BC: Yeah, I think that would be really cool. I agree, I like that model of doing it yourself.

NP: Yeah, that’s kind of the direction that everything has gone, where you own everything yourself, so you make all the money back. I think that’s the way it is right now. There are only one or two labels that even pay you to make an album.

BC: There’s a lot of doom and gloom stuff on the internet, saying that there’s only a certain percentage of people in the world who enjoy jazz to an extent. But I’ve always felt like that percentage of people is really hungry for good music to listen to. So, even if 1% of the population [is interested in jazz], that’s still a good amount of people that are wanting to listen to good quality recordings. Like Noah said, the most primary recordings are documenting what’s going on in that timeframe of your musical upbringing, instead of just a collection of “stuff” to fill a record that you have to contractually make on a label’s dime, under their watch. Once we see what tunes work on this, maybe we’ll record some of it, and in the future we’ll lay something down and have something up that people can check out and get a taste of it if they like.

NP: We can even record this stuff live over this first week of March.

BC: We’ve got the gear, so might as well bring it along and document some of these shows. If there’s some particularly great stuff, we’ll check it out and maybe put it up.

Noah, I see you have a new album coming out: Dark Was The Night, Cold Was The Ground. As we’ve been discussing, that will be self-released?

NP: Yeah, I did a live record called Pivot at a club in Manhattan – I self-released that. [For the new album,] it will be the same band, similar material, but different concepts. We took a bunch of music from Delta Mississippi blues musicians and arranged it for the band, and I think it sounds really really good. That will be out in May. I did a photoshoot for that [last] Sunday, which was fun. I sat in the middle of the woods with my saxophone, and we took a bunch of cool photos late at night. It was about 12 degrees.

I’m very excited about that record. Again, when you’re making recordings for yourself, to document what you’re doing and put it out into the world, you find that more often you’re doing things you want to do and are incredibly passionate about. [As opposed to] what I’ve experienced on occasion, either with my own projects or with other people’s projects, at recording sessions that are heavily overproduced, a lot of times the end result is not exactly what you feel as an artist. So [self-releasing] is a way to avoid that. And I love the Delta Mississippi blues, that’s the sort of music I’ve been exclusively listening to for a number of years. So to record some of my favorite artists from 80-90 years ago is a treat.

Brandon, congrats on your successful crowdfunding campaign for the quartet’s upcoming Infinite Loop album! Can you update us on the album’s progress?

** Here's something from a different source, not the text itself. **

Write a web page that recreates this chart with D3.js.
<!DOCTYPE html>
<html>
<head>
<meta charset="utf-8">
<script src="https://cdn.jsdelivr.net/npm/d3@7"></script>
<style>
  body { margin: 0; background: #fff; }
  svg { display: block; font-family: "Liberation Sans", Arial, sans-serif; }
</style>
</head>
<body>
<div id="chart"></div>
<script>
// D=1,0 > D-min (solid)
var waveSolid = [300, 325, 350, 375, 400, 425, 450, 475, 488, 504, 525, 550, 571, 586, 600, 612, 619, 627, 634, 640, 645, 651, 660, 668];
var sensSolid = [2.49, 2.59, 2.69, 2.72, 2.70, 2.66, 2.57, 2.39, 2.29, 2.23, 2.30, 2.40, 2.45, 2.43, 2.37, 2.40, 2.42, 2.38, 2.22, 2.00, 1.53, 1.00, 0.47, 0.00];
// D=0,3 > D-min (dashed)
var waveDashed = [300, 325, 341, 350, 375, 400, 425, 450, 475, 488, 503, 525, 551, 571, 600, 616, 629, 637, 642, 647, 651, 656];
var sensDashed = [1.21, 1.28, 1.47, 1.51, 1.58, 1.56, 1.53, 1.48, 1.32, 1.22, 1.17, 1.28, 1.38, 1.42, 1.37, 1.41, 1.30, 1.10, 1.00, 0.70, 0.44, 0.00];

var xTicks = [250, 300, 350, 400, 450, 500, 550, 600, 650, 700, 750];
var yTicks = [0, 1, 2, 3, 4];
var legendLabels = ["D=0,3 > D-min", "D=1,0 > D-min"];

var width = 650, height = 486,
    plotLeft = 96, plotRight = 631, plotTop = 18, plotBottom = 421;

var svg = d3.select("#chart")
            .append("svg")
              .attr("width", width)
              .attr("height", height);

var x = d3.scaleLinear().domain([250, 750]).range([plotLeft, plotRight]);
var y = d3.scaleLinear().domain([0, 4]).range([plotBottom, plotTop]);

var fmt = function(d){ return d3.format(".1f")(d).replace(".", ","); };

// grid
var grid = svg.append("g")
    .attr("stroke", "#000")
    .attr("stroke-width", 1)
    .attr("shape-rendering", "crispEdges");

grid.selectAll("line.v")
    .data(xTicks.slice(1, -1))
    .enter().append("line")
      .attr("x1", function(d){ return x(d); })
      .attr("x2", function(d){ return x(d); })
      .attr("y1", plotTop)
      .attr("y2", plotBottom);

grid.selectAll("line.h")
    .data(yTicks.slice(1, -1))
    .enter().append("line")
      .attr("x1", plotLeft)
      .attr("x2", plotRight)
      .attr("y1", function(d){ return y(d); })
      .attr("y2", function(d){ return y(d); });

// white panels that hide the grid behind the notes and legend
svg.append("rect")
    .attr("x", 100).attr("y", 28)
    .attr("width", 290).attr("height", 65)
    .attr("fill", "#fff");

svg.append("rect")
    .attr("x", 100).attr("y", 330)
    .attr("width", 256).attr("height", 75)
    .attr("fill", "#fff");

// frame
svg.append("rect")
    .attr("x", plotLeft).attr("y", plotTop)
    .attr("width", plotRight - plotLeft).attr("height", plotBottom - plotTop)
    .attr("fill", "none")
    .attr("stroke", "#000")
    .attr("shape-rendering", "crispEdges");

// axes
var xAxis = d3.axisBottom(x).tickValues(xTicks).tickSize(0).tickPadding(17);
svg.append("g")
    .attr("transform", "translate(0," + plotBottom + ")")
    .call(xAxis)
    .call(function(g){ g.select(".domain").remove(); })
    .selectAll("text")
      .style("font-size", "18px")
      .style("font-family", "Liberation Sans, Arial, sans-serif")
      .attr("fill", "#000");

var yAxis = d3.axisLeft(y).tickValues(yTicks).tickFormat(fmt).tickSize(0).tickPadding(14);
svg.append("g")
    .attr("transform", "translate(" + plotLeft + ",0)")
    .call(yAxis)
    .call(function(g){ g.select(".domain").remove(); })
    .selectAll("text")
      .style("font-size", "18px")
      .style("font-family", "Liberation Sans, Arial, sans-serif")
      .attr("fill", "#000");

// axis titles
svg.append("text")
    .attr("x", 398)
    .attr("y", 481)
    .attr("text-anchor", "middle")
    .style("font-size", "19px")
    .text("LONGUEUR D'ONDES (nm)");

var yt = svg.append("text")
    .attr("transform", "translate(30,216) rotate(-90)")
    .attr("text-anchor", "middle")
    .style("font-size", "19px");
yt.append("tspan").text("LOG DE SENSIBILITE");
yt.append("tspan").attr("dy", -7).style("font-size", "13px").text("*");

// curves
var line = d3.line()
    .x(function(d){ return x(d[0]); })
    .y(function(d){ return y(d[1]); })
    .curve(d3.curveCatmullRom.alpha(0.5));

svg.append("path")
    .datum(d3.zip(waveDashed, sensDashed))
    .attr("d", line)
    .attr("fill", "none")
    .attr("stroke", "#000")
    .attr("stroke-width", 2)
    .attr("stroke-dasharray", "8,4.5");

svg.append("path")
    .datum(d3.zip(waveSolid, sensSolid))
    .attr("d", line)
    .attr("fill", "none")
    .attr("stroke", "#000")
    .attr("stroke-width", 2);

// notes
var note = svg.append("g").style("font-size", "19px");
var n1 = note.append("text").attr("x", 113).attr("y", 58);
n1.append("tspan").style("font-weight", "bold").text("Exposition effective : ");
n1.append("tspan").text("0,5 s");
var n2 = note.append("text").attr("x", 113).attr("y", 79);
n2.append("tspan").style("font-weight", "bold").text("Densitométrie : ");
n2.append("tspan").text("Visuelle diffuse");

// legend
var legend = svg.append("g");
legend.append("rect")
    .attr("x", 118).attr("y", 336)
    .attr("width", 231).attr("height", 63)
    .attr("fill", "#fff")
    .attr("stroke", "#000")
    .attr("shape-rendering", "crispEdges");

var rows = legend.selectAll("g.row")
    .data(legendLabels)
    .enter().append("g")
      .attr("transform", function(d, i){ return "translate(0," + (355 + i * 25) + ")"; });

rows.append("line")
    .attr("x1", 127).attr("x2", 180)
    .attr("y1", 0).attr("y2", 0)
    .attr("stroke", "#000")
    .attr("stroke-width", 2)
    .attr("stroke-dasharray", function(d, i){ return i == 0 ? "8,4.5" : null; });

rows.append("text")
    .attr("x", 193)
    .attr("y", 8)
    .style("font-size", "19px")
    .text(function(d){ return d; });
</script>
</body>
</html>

BC: We finished up the Indiegogo campaign, which was really cool. That itself was kind of an experiment, just to see how many people are potential consumers or fans of the music in general, because I’m not really concerned with selling a million records, by any means. [The album] is documentation of a bunch of music that this group has been playing for the past two years, while we go out and play in our own little circuit. There’s a lot of it – it’s a two disc set. There’s so many tunes on this, it’s ridiculous.

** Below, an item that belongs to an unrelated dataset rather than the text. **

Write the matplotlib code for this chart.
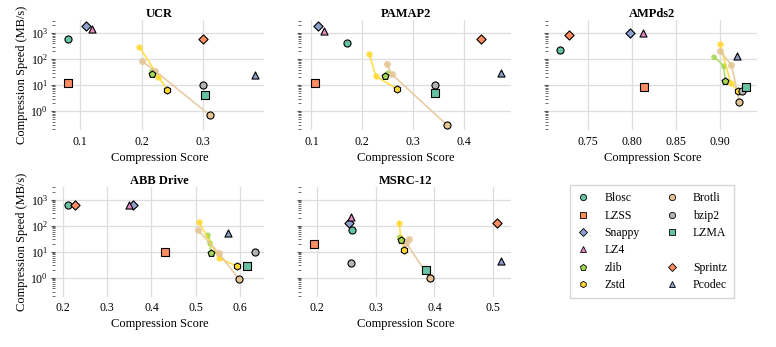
import matplotlib
matplotlib.use("Agg")
import matplotlib.pyplot as plt
from matplotlib.lines import Line2D

# compressors and styling
names = ["Blosc", "LZSS", "Snappy", "LZ4", "zlib", "Zstd", "Brotli", "bzip2", "LZMA", "Sprintz", "Pcodec"]
markers = ["o", "s", "D", "^", "p", "h", "o", "o", "s", "D", "^"]
colors = ["#66c2a5", "#fc8d62", "#8da0cb", "#e78ac3", "#a6d854", "#ffd92f", "#e5c494", "#b3b3b3",
          "#66c2a5", "#fc8d62", "#8da0cb"]

datasets = ["UCR", "PAMAP2", "AMPds2", "ABB Drive", "MSRC-12"]

# (score, speed MB/s) of each compressor, same order as names
ucr_score = [0.080, 0.080, 0.110, 0.119, 0.216, 0.241, 0.310, 0.300, 0.302, 0.300, 0.384]
ucr_speed = [620, 12.5, 1850, 1400, 26, 6.8, 0.72, 10, 4.1, 600, 25]
pamap_score = [0.171, 0.107, 0.113, 0.125, 0.246, 0.269, 0.367, 0.344, 0.344, 0.434, 0.473]
pamap_speed = [400, 12.5, 1800, 1200, 23, 7.2, 0.30, 10.3, 4.9, 620, 29]
ampds_score = [0.718, 0.813, 0.798, 0.8125, 0.906, 0.920, 0.922, 0.925, 0.930, 0.728, 0.919]
ampds_speed = [235, 8.8, 1000, 1000, 15, 6.0, 2.3, 6.0, 8.4, 880, 134]
abb_score = [0.212, 0.431, 0.359, 0.350, 0.533, 0.593, 0.596, 0.633, 0.615, 0.227, 0.573]
abb_speed = [640, 10, 660, 640, 9, 2.8, 0.94, 10, 2.8, 660, 54]
msrc_score = [0.259, 0.195, 0.255, 0.257, 0.343, 0.348, 0.392, 0.257, 0.385, 0.507, 0.513]
msrc_speed = [72, 20, 126, 228, 29, 12.2, 0.97, 3.6, 1.96, 134, 4.4]

# lower compression levels (score, speed) for zlib, Zstd, Brotli
ucr_levels = {"zlib": [(0.217, 34)], "Zstd": [(0.196, 300), (0.227, 21.5)],
              "Brotli": [(0.200, 84), (0.222, 35)]}
pamap_levels = {"zlib": [(0.250, 30)], "Zstd": [(0.214, 160), (0.227, 22)],
                "Brotli": [(0.249, 64), (0.258, 27)]}
ampds_levels = {"zlib": [(0.893, 126), (0.904, 57)], "Zstd": [(0.900, 378), (0.912, 12.6)],
                "Brotli": [(0.900, 203), (0.913, 60)]}
abb_levels = {"zlib": [(0.528, 44), (0.532, 22)], "Zstd": [(0.507, 138), (0.552, 5.7)],
              "Brotli": [(0.505, 68), (0.552, 8.8)]}
msrc_levels = {"zlib": [(0.341, 38), (0.342, 33)], "Zstd": [(0.340, 126), (0.343, 30)],
               "Brotli": [(0.357, 32), (0.352, 22)]}

all_score = [ucr_score, pamap_score, ampds_score, abb_score, msrc_score]
all_speed = [ucr_speed, pamap_speed, ampds_speed, abb_speed, msrc_speed]
all_levels = [ucr_levels, pamap_levels, ampds_levels, abb_levels, msrc_levels]
xlims = [(0.059, 0.399), (0.080, 0.493), (0.704, 0.942), (0.183, 0.654), (0.173, 0.530)]
xticks = [[0.1, 0.2, 0.3], [0.1, 0.2, 0.3, 0.4], [0.75, 0.80, 0.85, 0.90],
          [0.2, 0.3, 0.4, 0.5, 0.6], [0.2, 0.3, 0.4, 0.5]]
xfmt = ["%.1f", "%.1f", "%.2f", "%.1f", "%.1f"]

plt.rcParams["font.family"] = ["Liberation Serif", "DejaVu Serif"]
plt.rcParams["mathtext.fontset"] = "stix"

fig, axes = plt.subplots(2, 3, figsize=(7.76, 3.47), dpi=100)
fig.subplots_adjust(left=0.0709, right=0.9755, top=0.9424, bottom=0.145, wspace=0.177, hspace=0.515)
axes = axes.flatten()

for i, ax in enumerate(axes[:5]):
    score, speed, levels = all_score[i], all_speed[i], all_levels[i]
    # level lines first
    for name in ["zlib", "Zstd", "Brotli"]:
        k = names.index(name)
        pts = levels[name] + [(score[k], speed[k])]
        ax.plot([p[0] for p in pts], [p[1] for p in pts], color=colors[k], marker=markers[k],
                markersize=5, markeredgewidth=0, lw=1.2, alpha=0.85, zorder=2)
    for k in range(len(names)):
        ax.scatter(score[k], speed[k], marker=markers[k], color=colors[k], s=26 if markers[k] != "D" else 22,
                   edgecolors="black", linewidths=0.8, zorder=3)
    ax.set_yscale("log")
    ax.set_ylim(0.19, 3200)
    ax.set_xlim(*xlims[i])
    ax.set_xticks(xticks[i])
    ax.set_xticklabels([xfmt[i] % t for t in xticks[i]])
    ax.set_yticks([1, 10, 100, 1000])
    ax.grid(True, which="major", color="#dedede", lw=0.9)
    ax.set_axisbelow(True)
    for s in ax.spines.values():
        s.set_visible(False)
    ax.tick_params(axis="x", length=0, labelsize=8.5, pad=4)
    ax.tick_params(axis="y", which="major", length=3, width=0.8, color="#555555", labelsize=8.5, pad=2)
    ax.tick_params(axis="y", which="minor", length=2, width=0.6, color="#555555")
    ax.set_title(datasets[i], fontsize=9, fontweight="bold", pad=2)
    ax.set_xlabel("Compression Score", fontsize=9, labelpad=3)
    if i in (0, 3):
        ax.set_ylabel("Compression Speed (MB/s)", fontsize=9, labelpad=2)
    else:
        ax.set_yticklabels([])

# legend panel
lax = axes[5]
lax.axis("off")
handles = []
for k in range(len(names)):
    handles.append(Line2D([], [], linestyle="none", marker=markers[k], color=colors[k],
                          markeredgecolor="black", markeredgewidth=0.6, markersize=4.5, label=names[k]))
blank = Line2D([], [], linestyle="none", marker=None, label=" ")
order = handles[:6] + handles[6:9] + [blank] + handles[9:]
lax.legend(handles=order, labels=[h.get_label() for h in order], ncol=2, loc="center",
           fontsize=8.5, frameon=True, fancybox=False, edgecolor="#cccccc",
           handlelength=1.0, handletextpad=1.3, columnspacing=2.2, labelspacing=0.45, borderpad=0.6,
           borderaxespad=0.0)

fig.savefig("out.png", dpi=100)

I’m doing most everything by myself. After listening to the tunes on repeat forever, I’m done mixing finally. This dude in Connecticut offered to master it for free, which is dope. I checked his stuff out and it sounded good, so I couldn’t turn it down. Mastering is usually an expensive process, so that’s a pretty dang good deal. I’m going to send that off to him pretty soon. I will have it available digitally on my website and I’ll also use Bandcamp to distribute CDs. I like it, because people can listen to the whole song before they buy it. I am going to avoid Spotify this time around. I made that mistake with the first one. Nothing stings worse than after a gig when someone asks, “Do you have an album? Is it on Spotify?”

We’re hoping to have this album out by May or June, depending on how long the mastering process takes, because it is a pretty lengthy album – three hours worth of music. It was a chance to collaborate with some different people too, besides the band. I’m having Dru Longhofer (from Louisville), a really remarkable graphic artist, do all the album art. Usually for my stuff I do all my own graphic design, but I really wanted to bring in someone else and see how they would interpret the idea of “Infinite Loop” in art. He’s doing a great job on that. It will be a great document of this era of the band, and I’m ready to write some more music and record some more stuff.

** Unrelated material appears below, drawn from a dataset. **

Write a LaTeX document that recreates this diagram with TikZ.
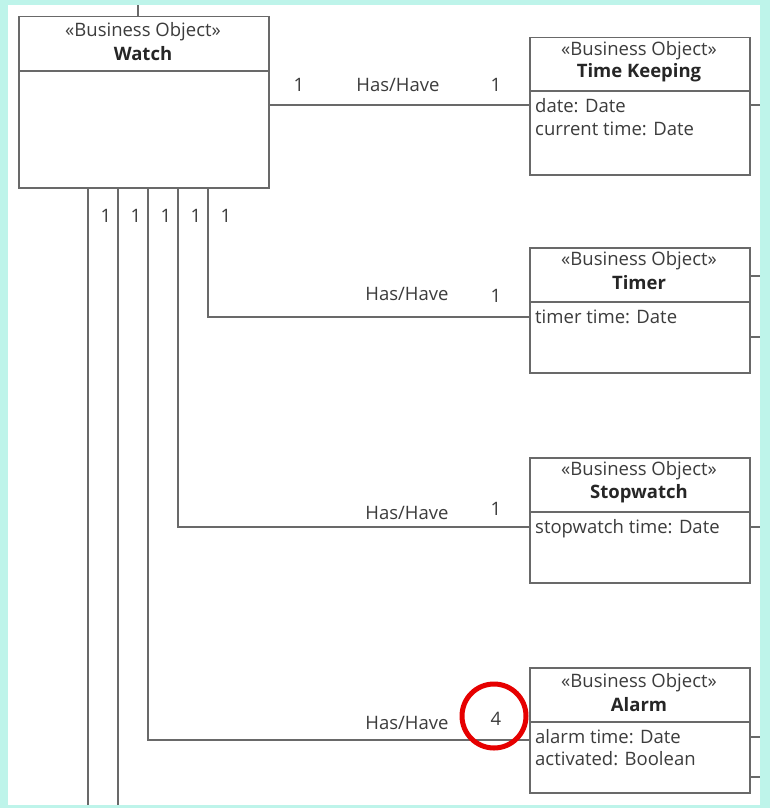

Anything else you’d like to share for people thinking about coming to your show?

BC: We’re hoping people come out and check it out. It’s a Sunday, so a lot of the musicians will be hanging out because not a lot of people gig on Sundays. So that means a bunch of our Columbus friends can come hang out with us and chill and check out the tunes. If [local music] students want to come hang out, that would be sweet.